COLLECTED MATERIAL ::
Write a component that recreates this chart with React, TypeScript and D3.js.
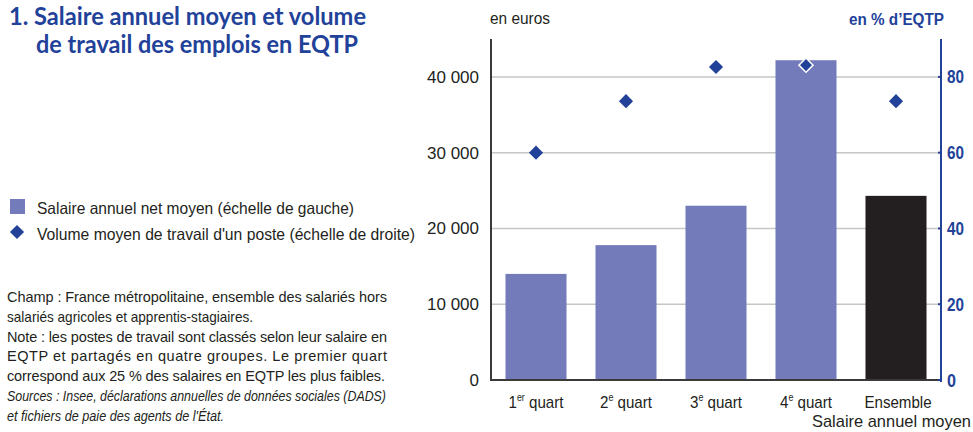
import React from 'react';
import * as d3 from 'd3';

const categories = ['1er', '2e', '3e', '4e', 'Ensemble'];
const salaire = [14000, 17800, 23000, 42200, 24300];
const volume = [60, 73.6, 82.6, 83.1, 73.6];
const leftTicks = [0, 10000, 20000, 30000, 40000];
const rightTicks = [0, 20, 40, 60, 80];
const notes = [
  { text: 'Champ : France métropolitaine, ensemble des salariés hors', w: 380, italic: false },
  { text: 'salariés agricoles et apprentis-stagiaires.', w: 246, italic: false },
  { text: 'Note : les postes de travail sont classés selon leur salaire en', w: 380, italic: false },
  { text: 'EQTP et partagés en quatre groupes. Le premier quart', w: 380, italic: false },
  { text: 'correspond aux 25 % des salaires en EQTP les plus faibles.', w: 378, italic: false },
  { text: 'Sources : Insee, déclarations annuelles de données sociales (DADS)', w: 379, italic: true },
  { text: "et fichiers de paie des agents de l'État.", w: 217, italic: true },
];

const BLUE = '#22429a';
const BAR = '#737bbb';
const DARK = '#231f20';
const FONT = '"Liberation Sans", Arial, sans-serif';

export default function App() {
  const left = 491, right = 941, top = 39, bottom = 380;
  const x = d3.scaleBand().domain(categories).range([left, right]).paddingInner(0.322).paddingOuter(0.161);
  const y = d3.scaleLinear().domain([0, 45000]).range([bottom, top]);
  const y2 = d3.scaleLinear().domain([0, 90]).range([bottom, top]);
  const diamond = d3.symbol().type(d3.symbolDiamond2).size(128)();
  const fmt = (v: number) => d3.format(',')(v).replace(/,/g, ' ');

  return (
    <svg width={973} height={432} style={{ position: 'absolute', left: 0, top: 0, background: '#fff' }}>
      <g fill={BLUE} fontFamily='Lato, "Open Sans", sans-serif' fontWeight="bold" fontSize={24.5}>
        <text x={9} y={25} textLength={357} lengthAdjust="spacingAndGlyphs">1. Salaire annuel moyen et volume</text>
        <text x={36} y={53} textLength={322} lengthAdjust="spacingAndGlyphs">de travail des emplois en EQTP</text>
      </g>

      <g fontFamily={FONT} fontSize={16.5} fill={DARK}>
        <rect x={10} y={199} width={15} height={15} fill={BAR} />
        <text x={37} y={214} textLength={317} lengthAdjust="spacingAndGlyphs">Salaire annuel net moyen (échelle de gauche)</text>
        <path d={diamond} transform="translate(17,232)" fill={BLUE} />
        <text x={37} y={240} textLength={378} lengthAdjust="spacingAndGlyphs">Volume moyen de travail d'un poste (échelle de droite)</text>
      </g>

      <g fontFamily={FONT} fontSize={14.5} fill={DARK}>
        {notes.map((n, i) => (
          <text key={i} x={7} y={302 + i * 19.8} fontStyle={n.italic ? 'italic' : 'normal'}
            textLength={n.w} lengthAdjust={n.w >= 378 && !n.italic ? 'spacing' : 'spacingAndGlyphs'}>{n.text}</text>
        ))}
      </g>

      {leftTicks.slice(1).map(t => (
        <line key={t} x1={left} x2={right} y1={y(t)} y2={y(t)} stroke="#c6c6c8" strokeWidth={1.5} />
      ))}

      {categories.map((c, i) => (
        <rect key={c} x={x(c)} y={y(salaire[i])} width={x.bandwidth()} height={bottom - y(salaire[i])}
          fill={i === 4 ? DARK : BAR} />
      ))}

      {categories.map((c, i) => (
        <path key={c} d={diamond}
          transform={`translate(${(x(c) as number) + x.bandwidth() / 2},${y2(volume[i])})`}
          fill={BLUE} stroke={i === 3 ? '#fff' : 'none'} strokeWidth={1.5} />
      ))}

      <line x1={left} x2={left} y1={top} y2={bottom + 1} stroke="#3a3a3a" strokeWidth={2} />
      <line x1={left} x2={right} y1={bottom} y2={bottom} stroke="#3a3a3a" strokeWidth={2} />
      <line x1={right} x2={right} y1={top} y2={bottom + 2} stroke={BLUE} strokeWidth={2} />

      <g fontFamily={FONT} fontSize={17} fill={DARK} textAnchor="end">
        {leftTicks.map(t => (
          <text key={t} x={479} y={y(t) + 6}>{fmt(t)}</text>
        ))}
      </g>
      <g fontFamily={FONT} fontSize={18} fill={BLUE} fontWeight="bold">
        {rightTicks.map(t => (
          <g key={t}>
            <line x1={right - 3} x2={right} y1={y2(t)} y2={y2(t)} stroke={BLUE} strokeWidth={2} />
            <text x={947} y={y2(t) + 6.5} textLength={t === 0 ? 9 : 17} lengthAdjust="spacingAndGlyphs">{t}</text>
          </g>
        ))}
      </g>

      <text x={490} y={24} fontFamily={FONT} fontSize={16} fill={DARK} textLength={60} lengthAdjust="spacingAndGlyphs">en euros</text>
      <text x={849} y={25} fontFamily={FONT} fontSize={16} fill={BLUE} fontWeight="bold" textLength={95} lengthAdjust="spacingAndGlyphs">en % d’EQTP</text>

      <g fontFamily={FONT} fontSize={17} fill={DARK} textAnchor="middle">
        {categories.map(c => {
          const cx = (x(c) as number) + x.bandwidth() / 2;
          if (c === 'Ensemble') {
            return (
              <g key={c} transform={`translate(${cx + 2},408) scale(0.89,1)`}>
                <text x={0} y={0}>Ensemble</text>
              </g>
            );
          }
          const num = c[0];
          const sup = c.slice(1);
          return (
            <g key={c} transform={`translate(${cx},408) scale(0.89,1)`}>
              <text x={0} y={0}>
                {num}<tspan fontSize={10} dy={-7}>{sup}</tspan><tspan dy={7}> quart</tspan>
              </text>
            </g>
          );
        })}
        <text x={971} y={427} textAnchor="end" textLength={159} lengthAdjust="spacingAndGlyphs">Salaire annuel moyen</text>
      </g>
    </svg>
  );
}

PROBLEM TO SOLVE :: Print the listing above in full, exactly as written. Omit any pictures.

EXPECTED OUTPUT ::
Write a component that recreates this chart with React, TypeScript and D3.js.
import React from 'react';
import * as d3 from 'd3';

const categories = ['1er', '2e', '3e', '4e', 'Ensemble'];
const salaire = [14000, 17800, 23000, 42200, 24300];
const volume = [60, 73.6, 82.6, 83.1, 73.6];
const leftTicks = [0, 10000, 20000, 30000, 40000];
const rightTicks = [0, 20, 40, 60, 80];
const notes = [
  { text: 'Champ : France métropolitaine, ensemble des salariés hors', w: 380, italic: false },
  { text: 'salariés agricoles et apprentis-stagiaires.', w: 246, italic: false },
  { text: 'Note : les postes de travail sont classés selon leur salaire en', w: 380, italic: false },
  { text: 'EQTP et partagés en quatre groupes. Le premier quart', w: 380, italic: false },
  { text: 'correspond aux 25 % des salaires en EQTP les plus faibles.', w: 378, italic: false },
  { text: 'Sources : Insee, déclarations annuelles de données sociales (DADS)', w: 379, italic: true },
  { text: "et fichiers de paie des agents de l'État.", w: 217, italic: true },
];

const BLUE = '#22429a';
const BAR = '#737bbb';
const DARK = '#231f20';
const FONT = '"Liberation Sans", Arial, sans-serif';

export default function App() {
  const left = 491, right = 941, top = 39, bottom = 380;
  const x = d3.scaleBand().domain(categories).range([left, right]).paddingInner(0.322).paddingOuter(0.161);
  const y = d3.scaleLinear().domain([0, 45000]).range([bottom, top]);
  const y2 = d3.scaleLinear().domain([0, 90]).range([bottom, top]);
  const diamond = d3.symbol().type(d3.symbolDiamond2).size(128)();
  const fmt = (v: number) => d3.format(',')(v).replace(/,/g, ' ');

  return (
    <svg width={973} height={432} style={{ position: 'absolute', left: 0, top: 0, background: '#fff' }}>
      <g fill={BLUE} fontFamily='Lato, "Open Sans", sans-serif' fontWeight="bold" fontSize={24.5}>
        <text x={9} y={25} textLength={357} lengthAdjust="spacingAndGlyphs">1. Salaire annuel moyen et volume</text>
        <text x={36} y={53} textLength={322} lengthAdjust="spacingAndGlyphs">de travail des emplois en EQTP</text>
      </g>

      <g fontFamily={FONT} fontSize={16.5} fill={DARK}>
        <rect x={10} y={199} width={15} height={15} fill={BAR} />
        <text x={37} y={214} textLength={317} lengthAdjust="spacingAndGlyphs">Salaire annuel net moyen (échelle de gauche)</text>
        <path d={diamond} transform="translate(17,232)" fill={BLUE} />
        <text x={37} y={240} textLength={378} lengthAdjust="spacingAndGlyphs">Volume moyen de travail d'un poste (échelle de droite)</text>
      </g>

      <g fontFamily={FONT} fontSize={14.5} fill={DARK}>
        {notes.map((n, i) => (
          <text key={i} x={7} y={302 + i * 19.8} fontStyle={n.italic ? 'italic' : 'normal'}
            textLength={n.w} lengthAdjust={n.w >= 378 && !n.italic ? 'spacing' : 'spacingAndGlyphs'}>{n.text}</text>
        ))}
      </g>

      {leftTicks.slice(1).map(t => (
        <line key={t} x1={left} x2={right} y1={y(t)} y2={y(t)} stroke="#c6c6c8" strokeWidth={1.5} />
      ))}

      {categories.map((c, i) => (
        <rect key={c} x={x(c)} y={y(salaire[i])} width={x.bandwidth()} height={bottom - y(salaire[i])}
          fill={i === 4 ? DARK : BAR} />
      ))}

      {categories.map((c, i) => (
        <path key={c} d={diamond}
          transform={`translate(${(x(c) as number) + x.bandwidth() / 2},${y2(volume[i])})`}
          fill={BLUE} stroke={i === 3 ? '#fff' : 'none'} strokeWidth={1.5} />
      ))}

      <line x1={left} x2={left} y1={top} y2={bottom + 1} stroke="#3a3a3a" strokeWidth={2} />
      <line x1={left} x2={right} y1={bottom} y2={bottom} stroke="#3a3a3a" strokeWidth={2} />
      <line x1={right} x2={right} y1={top} y2={bottom + 2} stroke={BLUE} strokeWidth={2} />

      <g fontFamily={FONT} fontSize={17} fill={DARK} textAnchor="end">
        {leftTicks.map(t => (
          <text key={t} x={479} y={y(t) + 6}>{fmt(t)}</text>
        ))}
      </g>
      <g fontFamily={FONT} fontSize={18} fill={BLUE} fontWeight="bold">
        {rightTicks.map(t => (
          <g key={t}>
            <line x1={right - 3} x2={right} y1={y2(t)} y2={y2(t)} stroke={BLUE} strokeWidth={2} />
            <text x={947} y={y2(t) + 6.5} textLength={t === 0 ? 9 : 17} lengthAdjust="spacingAndGlyphs">{t}</text>
          </g>
        ))}
      </g>

      <text x={490} y={24} fontFamily={FONT} fontSize={16} fill={DARK} textLength={60} lengthAdjust="spacingAndGlyphs">en euros</text>
      <text x={849} y={25} fontFamily={FONT} fontSize={16} fill={BLUE} fontWeight="bold" textLength={95} lengthAdjust="spacingAndGlyphs">en % d’EQTP</text>

      <g fontFamily={FONT} fontSize={17} fill={DARK} textAnchor="middle">
        {categories.map(c => {
          const cx = (x(c) as number) + x.bandwidth() / 2;
          if (c === 'Ensemble') {
            return (
              <g key={c} transform={`translate(${cx + 2},408) scale(0.89,1)`}>
                <text x={0} y={0}>Ensemble</text>
              </g>
            );
          }
          const num = c[0];
          const sup = c.slice(1);
          return (
            <g key={c} transform={`translate(${cx},408) scale(0.89,1)`}>
              <text x={0} y={0}>
                {num}<tspan fontSize={10} dy={-7}>{sup}</tspan><tspan dy={7}> quart</tspan>
              </text>
            </g>
          );
        })}
        <text x={971} y={427} textAnchor="end" textLength={159} lengthAdjust="spacingAndGlyphs">Salaire annuel moyen</text>
      </g>
    </svg>
  );
}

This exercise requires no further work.